“You were put on this earth to achieve your greatest self, to live out your purpose, and to do it courageously.”
We like to believe we are good. Moreover, we want to believe that the conviction of our goodness would never allow for harm to happen to our fellow human beings. Yet history has shown repeatedly, just how people: fathers, mothers, children- have actively participated in atrocities against their fellow man, even when their own personal views were in conflict. One of the most significant quotes of all time is by Reverend Charles F. Aked. “It has been said for evil men to accomplish their purpose, it is only necessary that good men should do nothing.”
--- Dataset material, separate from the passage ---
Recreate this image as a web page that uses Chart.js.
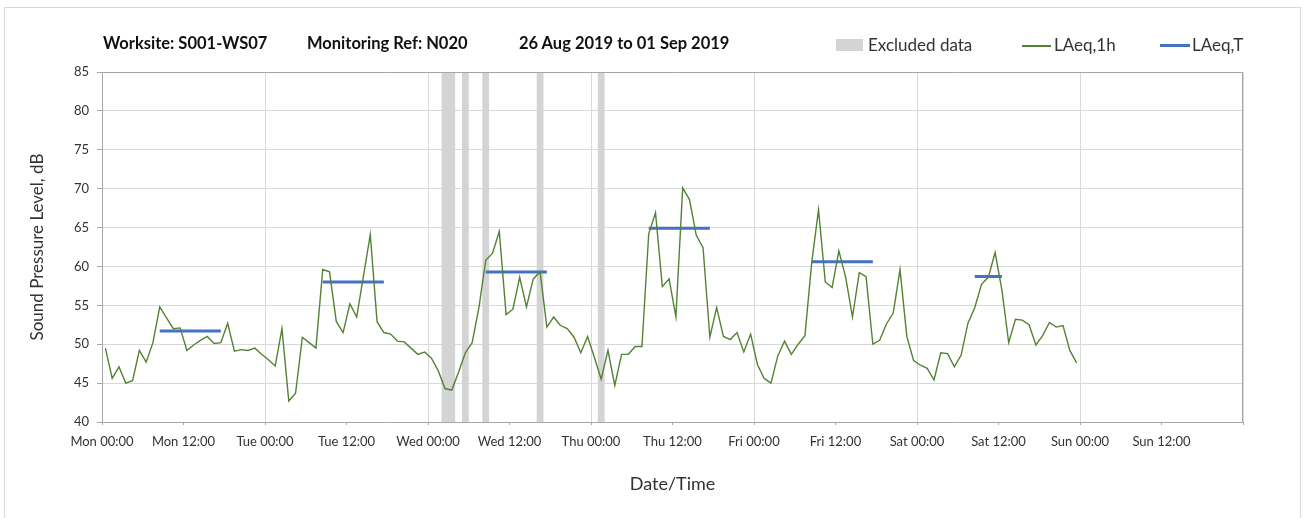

Our history gives us strong examples of evil: Hitler’s Germany, The Rwandan Genocide, The Guantanamo Bay scandal, even today’s Haitian persecution. We all read the news and shake our heads in shame, “ I would never let that happen. Someone has to do something.” I wanted to share with you why this continues to besmirch our past, and how we can indeed change our future. After all, he who does not learn from his past is doomed to repeat it.
The answer comes from the findings of The Stamford Experiment. Set to run for two weeks, college students (well adjusted and normal,) were asked to volunteer in a prison setting. Some would be prison guards and others prisoners. In six days, three prisoners had quit; the guards had become expert and creative abusers and the man in charge sunk into the role of prison warden rather than scientist. It escalated quickly because those who were uncomfortable, those who did not agree with the brash and loud- chose to hide in silence, sacrificing personal responsibility to an assumed authority that would “fix it”.
The choice is simple. Choose the path of the few; refuse for history to count you among those swept up into something intrinsically wrong. Every one of us has the gifts of compassion and empathy. Voice it.